New Delhi, October 1, 2008: A stark-naked male figure stuck against a corner wall of a hotel room, Gallantry! One may exclaim, but here is more to it, the man on the picture boastfully stands right next to his paintings as one enters the premises of Gallery Espace at New Friends Colony. Abir Karmakar, the painter and the poised, greets the guests at the preview of his solo show ‘Within the Walls’, as people enter with awe and enthusiam.

Says Renu Modi, Director, Gallery Espace: "In the current exhibition, Karmakar's primary intention is confessional. He lures the viewer into a secluded world where attitudes of homo-erotic desire are performed before our gaze. The domestic space or the lurid hotel room becomes for a brief period of time a stolen habitation. As a gallery, it is indeed a pleasure to bring to the viewer art which can be both provocative and awe-inspiring!"

Born in 1977, Karmakar obtained an MA in Painting (Gold Medal) from the Faculty of Fine Arts, M.S.University, Baroda. A middle-class Siliguri boy who studied painting at Rabindra Bharati University, Kolkata, Abir says, “I was always fascinated with the depiction of 'realism' on canvas and its various subversional possibilities. Even as an under-graduate student in Kolkata, I was using my 'self' as an image in my paintings.”

The works are unusual, to say the least, dramatic in their presentation and breathtaking in their visuality. Abir portrays his own self as haunting images of androgynous protagonists, placed in various expected and unexpected situations. He explains, "While everyone is talking about virtual reality in electronic terms, I am portraying it actually on the canvas. Frankly, that is the only interest I have. Perhaps I will look at various ways of representing it in my future paintings."

Abir's take on the dual existence of male and female in each human being is as old as the concept of Ardhanarishwara. The artist is featured as female on the canvas while being male in real life. He uses cross-dressing as a visual tool to make his point. However, what is interesting is the way he takes it beyond the obvious, drawing in facets of female physical exploitation and various problematic social attitudes to gender issues.

He says, "I work slowly, taking a lot of time to focus on and develop my concept, the layers of 'sexual confusion' that I can explore, all of it takes a lot of time." Locating himself within middle class domestic spaces, he works with tropes of realistic painting, mannerist portraiture and the overt sexuality of tabloid pin-ups.
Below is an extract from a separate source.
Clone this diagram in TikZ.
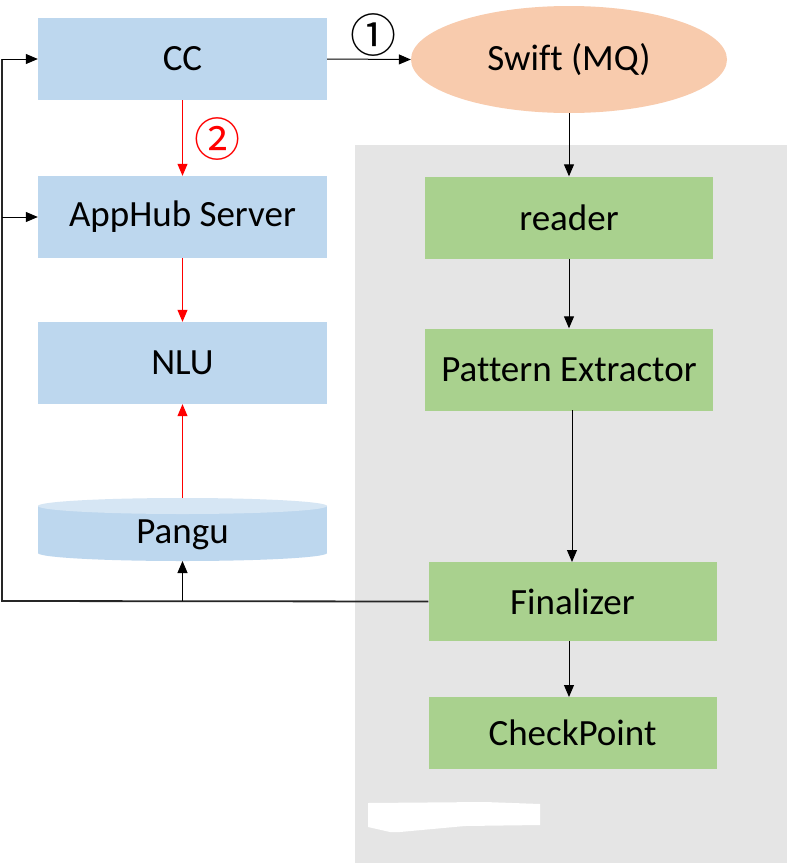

While the (sexual) confessional photograph has gained currency – the deliberated sensuousness of oil painting delivers images of psychological abjection and sensual assertiveness.

To explain his paintings, one can say that they tend to move up and out, from the private to the public domain, assuming a powerful masculine view of cities, building sites, symbols of growth and the urban landscape in transition. The artist-to-subject engagement appears to be grounded in responses to media information, global economy and social discourse.

The show is on till October 21, 2008 at Gallery Espace, 16 Community Centre, New Friends Colony, New Delhi.